Copts had organised the peaceful rally to demand the resignation of the governor of Aswan after a church had been torched in a village under his jurisdiction. A number of Muslims had joined the protest and remained until the army moved in with armoured vehicles. In the ensuing melee, several protesters were run over. Eyewitnesses recounted that some bodies were so badly crushed that they were unrecognizable.
In one case, a priest left the square holding a bag containing the crushed head of a young man called Peter, asking people how he could deliver it to the family. A forensic expert at the state morgue said that he never saw so many bodies in such a bad state, worse than those of the victims of the Luxor massacre in the late 1990s.
In order to shed light on the events and promote a transparent investigation, Grand Imam Ahmed al Tayeb, sheikh of Al Azhar, the highest authority of Sunni Islam, organised a meeting with Christian bishops, high Muslim clerics, legal experts, and human rights activists.
Now everybody wants to know who gave the order to fire. They want to know why nothing was done when fundamentalists stopped trains for ten days in Upper Egypt, paralysing this vital transportation route. Why was there such a violent reaction to a peaceful demonstration? Why was no one arrested for burning the Saint-George Church in the village of Marinab, near Edfu, in Aswan governorate.
Many in the media and the legal profession want the resignation of Aswan’s governor, a former army general, because of his failure to solve the situation and because he openly lied about the incident when he said that a hall and not a church was involved and had accused Copts of cheating on their application for a permit to fix the building and that young Muslims simply wanted to re-establish the status quo ante.
In fact, the Saint George Church has been in existence in the village for the past 80 years, and was in need of repair. All the permits authorising the work had been properly approved by the appropriate governatorate authority.

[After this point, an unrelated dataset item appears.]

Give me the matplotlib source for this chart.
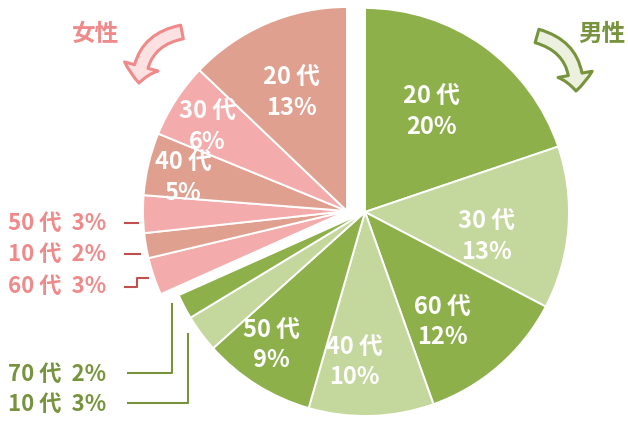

Now moderate Muslims are afraid and shocked by events involving the military and Islamic extremists. An important Muslim attorney called on "the great and true Church of Egypt" to publish a stronger communiqué than the one released yesterday, which was read by Amba Yoannes, Auxiliary Bishop to Pope Shenuda.

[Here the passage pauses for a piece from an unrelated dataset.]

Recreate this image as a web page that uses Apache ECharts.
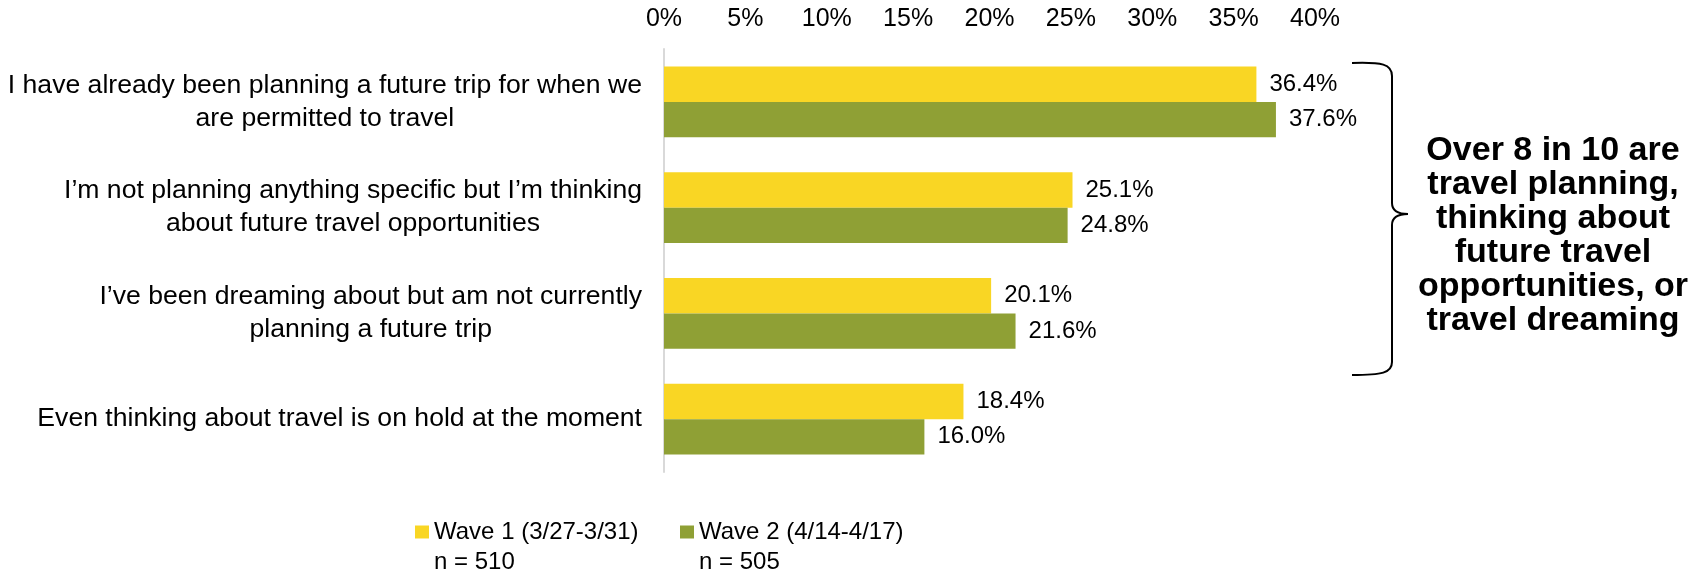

On Monday, a large number of Muslims joined Christian mourners in Cairo’s cathedral for the solemn funeral of Sunday’s victims. However, the show of unity was marred by Muslim fundamentalists. Mina, a Christian woman who died during the clashes, said she wanted her funeral procession to start in Tahrir Square. This proved impossible because the funeral cortege was attacked by fundamentalists, forcing people to change route.
This has further shocked Egyptians who despite their differences traditionally show respect for the dead.